◆ **THE PROBLEM**
Write the data out again exactly, dropping any images it holds.
§ §
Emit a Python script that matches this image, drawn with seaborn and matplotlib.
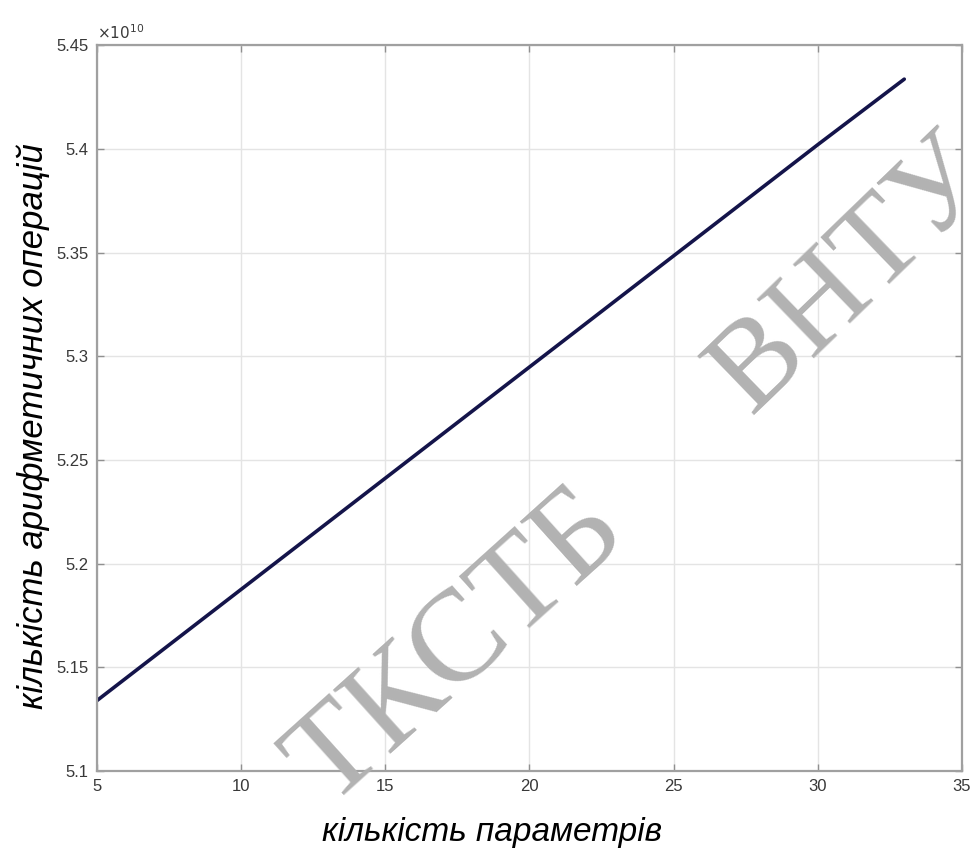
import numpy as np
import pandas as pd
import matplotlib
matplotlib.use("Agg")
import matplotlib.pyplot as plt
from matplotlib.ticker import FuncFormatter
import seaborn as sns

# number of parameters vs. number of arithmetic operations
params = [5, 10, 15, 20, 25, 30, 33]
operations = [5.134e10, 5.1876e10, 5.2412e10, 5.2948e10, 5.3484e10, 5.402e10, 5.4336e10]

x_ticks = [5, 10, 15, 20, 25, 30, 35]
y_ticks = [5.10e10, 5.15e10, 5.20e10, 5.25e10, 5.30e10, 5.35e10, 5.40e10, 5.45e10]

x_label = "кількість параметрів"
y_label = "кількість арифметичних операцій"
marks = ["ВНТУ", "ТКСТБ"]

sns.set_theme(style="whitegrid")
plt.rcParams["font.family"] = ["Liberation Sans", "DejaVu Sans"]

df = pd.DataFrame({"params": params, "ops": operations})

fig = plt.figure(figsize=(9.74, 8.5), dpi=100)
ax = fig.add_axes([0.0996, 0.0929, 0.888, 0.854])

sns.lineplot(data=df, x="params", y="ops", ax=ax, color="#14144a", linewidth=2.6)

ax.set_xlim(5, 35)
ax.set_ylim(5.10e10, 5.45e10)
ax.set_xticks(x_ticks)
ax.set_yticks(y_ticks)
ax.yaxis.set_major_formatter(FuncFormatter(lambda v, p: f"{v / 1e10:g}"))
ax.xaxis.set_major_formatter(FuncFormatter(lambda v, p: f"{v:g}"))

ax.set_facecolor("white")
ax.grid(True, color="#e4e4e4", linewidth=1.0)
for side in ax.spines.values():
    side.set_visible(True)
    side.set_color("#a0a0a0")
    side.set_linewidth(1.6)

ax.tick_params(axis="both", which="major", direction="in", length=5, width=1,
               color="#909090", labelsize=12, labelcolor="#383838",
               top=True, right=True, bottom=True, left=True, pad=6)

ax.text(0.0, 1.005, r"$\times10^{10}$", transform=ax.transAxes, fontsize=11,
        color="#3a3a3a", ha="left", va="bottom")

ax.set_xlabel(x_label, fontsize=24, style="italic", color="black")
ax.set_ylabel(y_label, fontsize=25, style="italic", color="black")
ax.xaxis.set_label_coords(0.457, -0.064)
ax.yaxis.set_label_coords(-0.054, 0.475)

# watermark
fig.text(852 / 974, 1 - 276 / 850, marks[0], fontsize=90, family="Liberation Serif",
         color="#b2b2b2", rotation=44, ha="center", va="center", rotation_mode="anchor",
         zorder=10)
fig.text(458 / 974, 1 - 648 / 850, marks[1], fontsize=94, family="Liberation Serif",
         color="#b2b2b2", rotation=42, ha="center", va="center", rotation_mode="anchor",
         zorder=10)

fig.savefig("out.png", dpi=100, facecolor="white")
§ §
◆ **THE RESULT**
Emit a Python script that matches this image, drawn with seaborn and matplotlib.
import numpy as np
import pandas as pd
import matplotlib
matplotlib.use("Agg")
import matplotlib.pyplot as plt
from matplotlib.ticker import FuncFormatter
import seaborn as sns

# number of parameters vs. number of arithmetic operations
params = [5, 10, 15, 20, 25, 30, 33]
operations = [5.134e10, 5.1876e10, 5.2412e10, 5.2948e10, 5.3484e10, 5.402e10, 5.4336e10]

x_ticks = [5, 10, 15, 20, 25, 30, 35]
y_ticks = [5.10e10, 5.15e10, 5.20e10, 5.25e10, 5.30e10, 5.35e10, 5.40e10, 5.45e10]

x_label = "кількість параметрів"
y_label = "кількість арифметичних операцій"
marks = ["ВНТУ", "ТКСТБ"]

sns.set_theme(style="whitegrid")
plt.rcParams["font.family"] = ["Liberation Sans", "DejaVu Sans"]

df = pd.DataFrame({"params": params, "ops": operations})

fig = plt.figure(figsize=(9.74, 8.5), dpi=100)
ax = fig.add_axes([0.0996, 0.0929, 0.888, 0.854])

sns.lineplot(data=df, x="params", y="ops", ax=ax, color="#14144a", linewidth=2.6)

ax.set_xlim(5, 35)
ax.set_ylim(5.10e10, 5.45e10)
ax.set_xticks(x_ticks)
ax.set_yticks(y_ticks)
ax.yaxis.set_major_formatter(FuncFormatter(lambda v, p: f"{v / 1e10:g}"))
ax.xaxis.set_major_formatter(FuncFormatter(lambda v, p: f"{v:g}"))

ax.set_facecolor("white")
ax.grid(True, color="#e4e4e4", linewidth=1.0)
for side in ax.spines.values():
    side.set_visible(True)
    side.set_color("#a0a0a0")
    side.set_linewidth(1.6)

ax.tick_params(axis="both", which="major", direction="in", length=5, width=1,
               color="#909090", labelsize=12, labelcolor="#383838",
               top=True, right=True, bottom=True, left=True, pad=6)

ax.text(0.0, 1.005, r"$\times10^{10}$", transform=ax.transAxes, fontsize=11,
        color="#3a3a3a", ha="left", va="bottom")

ax.set_xlabel(x_label, fontsize=24, style="italic", color="black")
ax.set_ylabel(y_label, fontsize=25, style="italic", color="black")
ax.xaxis.set_label_coords(0.457, -0.064)
ax.yaxis.set_label_coords(-0.054, 0.475)

# watermark
fig.text(852 / 974, 1 - 276 / 850, marks[0], fontsize=90, family="Liberation Serif",
         color="#b2b2b2", rotation=44, ha="center", va="center", rotation_mode="anchor",
         zorder=10)
fig.text(458 / 974, 1 - 648 / 850, marks[1], fontsize=94, family="Liberation Serif",
         color="#b2b2b2", rotation=42, ha="center", va="center", rotation_mode="anchor",
         zorder=10)

fig.savefig("out.png", dpi=100, facecolor="white")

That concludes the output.